Quando se tem uma grande vontade de atingir um determinado objectivo, tem de se ser muito determinado e mobilizar os meios necessários para atingir o objectivo. É como numa operação militar.
Portanto, estamos a falar da avaliação dos professores.
Isto não se aplica só à educação, é para quando se tem uma política pública para atingir um determinado objectivo. Quando esse objectivo leva a que se criem condições tão negativas, o objectivo passa a ser secundário em relação a ter o sistema a funcionar minimamente. Se queremos reformas na área da saúde ou educação, não podemos separar-nos completamente dos protagonistas que estão no terreno, porque são eles que vão dar corpo ao que se pretende fazer.
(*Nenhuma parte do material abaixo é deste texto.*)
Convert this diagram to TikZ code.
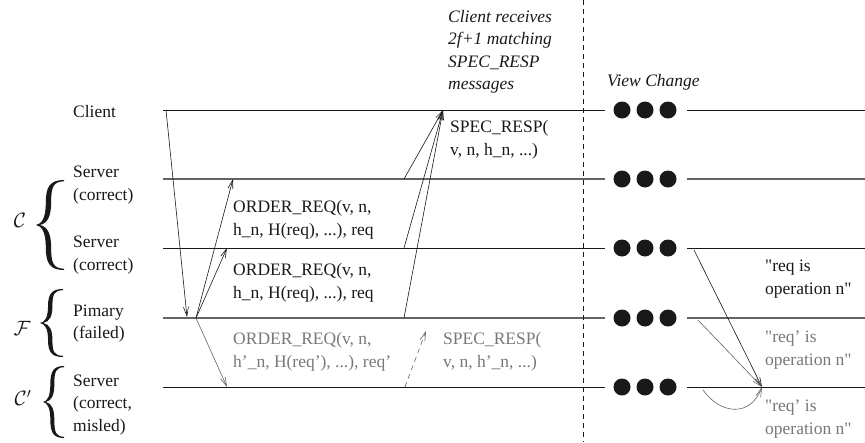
\documentclass[tikz,border=0pt]{standalone}
\usepackage{fontspec}
\setmainfont{Liberation Serif}[Ligatures=TeXOff]
\usetikzlibrary{arrows.meta}
\definecolor{ink}{RGB}{25,25,25}
\definecolor{gline}{RGB}{100,100,100}
\definecolor{gtext}{RGB}{120,120,120}
\newcommand\mybrace[4]{% #1 tip x, #2 centre y, #3 width, #4 half height
  \fill[ink] ({#1+#3},{#2-#4}) .. controls ({#1+0.5*#3},{#2-#4}) and ({#1+0.35*#3},{#2-0.85*#4}) .. ({#1+0.35*#3},{#2-0.5*#4})
    .. controls ({#1+0.35*#3},{#2-0.15*#4}) and ({#1+0.2*#3},{#2-0.02*#4}) .. (#1,#2)
    .. controls ({#1+0.2*#3},{#2+0.02*#4}) and ({#1+0.35*#3},{#2+0.15*#4}) .. ({#1+0.35*#3},{#2+0.5*#4})
    .. controls ({#1+0.35*#3},{#2+0.85*#4}) and ({#1+0.5*#3},{#2+#4}) .. ({#1+#3},{#2+#4})
    -- ({#1+#3},{#2+#4-1.2})
    .. controls ({#1+0.62*#3},{#2+0.96*#4}) and ({#1+0.54*#3},{#2+0.85*#4}) .. ({#1+0.54*#3},{#2+0.5*#4})
    .. controls ({#1+0.54*#3},{#2+0.2*#4}) and ({#1+0.42*#3},{#2+0.04*#4}) .. ({#1+0.14*#3},#2)
    .. controls ({#1+0.42*#3},{#2-0.04*#4}) and ({#1+0.54*#3},{#2-0.2*#4}) .. ({#1+0.54*#3},{#2-0.5*#4})
    .. controls ({#1+0.54*#3},{#2-0.85*#4}) and ({#1+0.62*#3},{#2-0.96*#4}) .. ({#1+#3},{#2-#4+1.2}) -- cycle;
}
\tikzset{
  lbl/.style={anchor=west, align=left, inner sep=0pt, text=ink, font=\fontsize{17.5}{22.5}\selectfont},
  glbl/.style={lbl, text=gtext},
  ilbl/.style={lbl, font=\fontsize{17.5}{22.5}\selectfont\itshape},
  cal/.style={inner sep=0pt, text=ink, font=\fontsize{21}{24}\selectfont},
  tl/.style={draw=ink, line width=0.8pt},
  gtl/.style={draw=gline, line width=1.1pt},
  msg/.style={draw=ink, line width=0.6pt, -{Straight Barb[length=9pt,width=5pt]}},
  gmsg/.style={msg, draw=gline},
  dotc/.style={circle, fill=ink, inner sep=0pt, minimum size=17pt},
}
\begin{document}
\begin{tikzpicture}[x=1pt,y=-1pt]
\useasboundingbox (0,0) rectangle (865,442);
% timelines
\foreach \n/\y/\s in {cl/110/tl, s1/179/gtl, s2/248/tl, pr/318/gtl, sp/387/tl}{
  \coordinate (\n a) at (163,\y);
  \coordinate (\n b) at (605,\y);
  \coordinate (\n c) at (687,\y);
  \coordinate (\n d) at (865,\y);
  \draw[\s] (\n a) -- (\n b);
  \draw[\s] (\n c) -- (\n d);
  \node[dotc] (\n x1) at (622,\y) {};
  \node[dotc] (\n x2) at (645,\y) {};
  \node[dotc] (\n x3) at (668,\y) {};
}
% view change divider
\coordinate (vtop) at (583,0);
\coordinate (vbot) at (583,442);
\draw[ink, line width=0.7pt, dash pattern=on 5pt off 4pt] (vtop) -- (vbot);
% left labels
\node[lbl] (lclient) at (73,112) {Client};
\node[lbl] (ls1) at (73,185) {Server\\(correct)};
\node[lbl] (ls2) at (73,255) {Server\\(correct)};
\node[lbl] (lpr) at (73,323.5) {Pimary\\(failed)};
\node[lbl] (lsp) at (73,405) {Server\\(correct,\\misled)};
% braces and set names
\mybrace{36}{225}{28}{45}
\mybrace{40}{323}{23}{34}
\mybrace{43}{402}{21}{36}
\node[cal] (setC) at (20,220) {$\mathcal{C}$};
\node[cal] (setF) at (22,328) {$\mathcal{F}$};
\node[cal] (setCp) at (23,398) {$\mathcal{C}'$};
% messages: request phase
\coordinate (m0s) at (166,110);
\coordinate (m0e) at (187,317);
\coordinate (p0) at (196,318);
\coordinate (m1e) at (233,179);
\coordinate (m2e) at (227,248);
\coordinate (m3e) at (227,387);
\draw[msg] (m0s) -- (m0e);
\draw[msg] (p0) -- (m1e);
\draw[msg] (p0) -- (m2e);
\draw[gmsg] (p0) -- (m3e);
% spec responses
\coordinate (r1) at (404,179);
\coordinate (r2) at (404,248);
\coordinate (r3) at (404,318);
\coordinate (rc) at (443,110);
\draw[msg] (r1) -- (rc);
\draw[msg] (r2) -- (rc);
\draw[msg] (r3) -- (rc);
\coordinate (rq) at (405,387);
\coordinate (rqe) at (426,331);
\draw[gmsg, dash pattern=on 5pt off 4pt] (rq) -- (rqe);
% message labels
\node[lbl] (o1) at (233,220) {ORDER\_REQ(v, n,\\h\_n, H(req), ...), req};
\node[lbl] (o2) at (233,283) {ORDER\_REQ(v, n,\\h\_n, H(req), ...), req};
\node[glbl] (o3) at (233,352) {ORDER\_REQ(v, n,\\h’\_n, H(req’), ...), req’};
\node[lbl] (sr1) at (450,140) {SPEC\_RESP(\\v, n, h\_n, ...)};
\node[glbl] (sr2) at (443,352) {SPEC\_RESP(\\v, n, h’\_n, ...)};
\node[ilbl] (note) at (448,52) {Client receives\\2f+1 matching\\SPEC\_RESP\\messages};
\node[ilbl] (vc) at (607,82) {View Change};
% after view change
\coordinate (v1) at (694,250);
\coordinate (v2) at (698,320);
\coordinate (v3) at (703,390);
\coordinate (vt) at (762,387);
\draw[msg] (v1) -- (vt);
\draw[gmsg] (v2) -- (vt);
\draw[gmsg] (v3) .. controls (720,414) and (750,418) .. (vt);
\node[lbl] (q1) at (765,279) {"req is\\operation n"};
\node[glbl] (q2) at (765,350) {"req’ is\\operation n"};
\node[glbl] (q3) at (765,419) {"req’ is\\operation n"};
\end{tikzpicture}
\end{document}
Temos um conjunto de professores que fazem todos os dias o milagre de fazer funcionar muito bem as escolas públicas e privadas. Para que esses professores mantenham a sua capacidade e empenho no que fazem têm que ter estabilidade.
Um estudo feito há uns anos sobre o stress dos professores mostrou que um dos factores é a contínua mudança de regras, obrigando a uma sobrecarga de preenchimento de papéis. A certa altura, têm dificuldade em acomodar essas mudanças e as escolas têm de ser verdadeiras organizações. Há ainda um número significativo de escolas sem liderança, equipa formada, objectivos definidos e meios mobilizados. As escolas vão ter de ser autónomas, por definição.
É o caminho que se está a traçar?
Acho que é acolhido por todos os grandes actores - câmaras, ministério, professores, sociedades científicas.
Deve-se primeiro autonomizar as escolas e depois tratar da avaliação dos professores?
Não. Pode ser concomitante. Mas temos de ter noção que quando se aplicam políticas públicas, o decisor político tem de ter meios e aliados.
E o que faltou nestas reformas? Os meios ou os aliados?
Os aliados. A certa altura, não havia aliados. A questão dos aliados é absolutamente fundamental.
Está a falar dos professores.
Quando no Governo, há dez anos, travámos a batalha pelas propinas, não era possível ter, ao mesmo tempo, uma "guerra das propinas" e uma guerra com os professores. Em termos políticos, temos de definir o objectivo a atingir, os meios de que dispomos e os aliados.
Se o poder político tem toda a gente contra, pode ter a maior das razões nas políticas que quer fazer, mas fica completamente isolado e a certa altura cai. E isto tem um aspecto muito negativo: quando se volta, não se fica no mesmo ponto. Em vez de um passo à frente, deram-se dois atrás.
Foi o que aconteceu na avaliação dos professores?
O entendimento que resultou da última fase de diálogo intenso entre o ministério e as organizações sindicais salvou o essencial, que é a existência de um sistema de avaliação dos professores. Salvar a ideia da avaliação pareceu-me absolutamente essencial para estabilizar o sistema.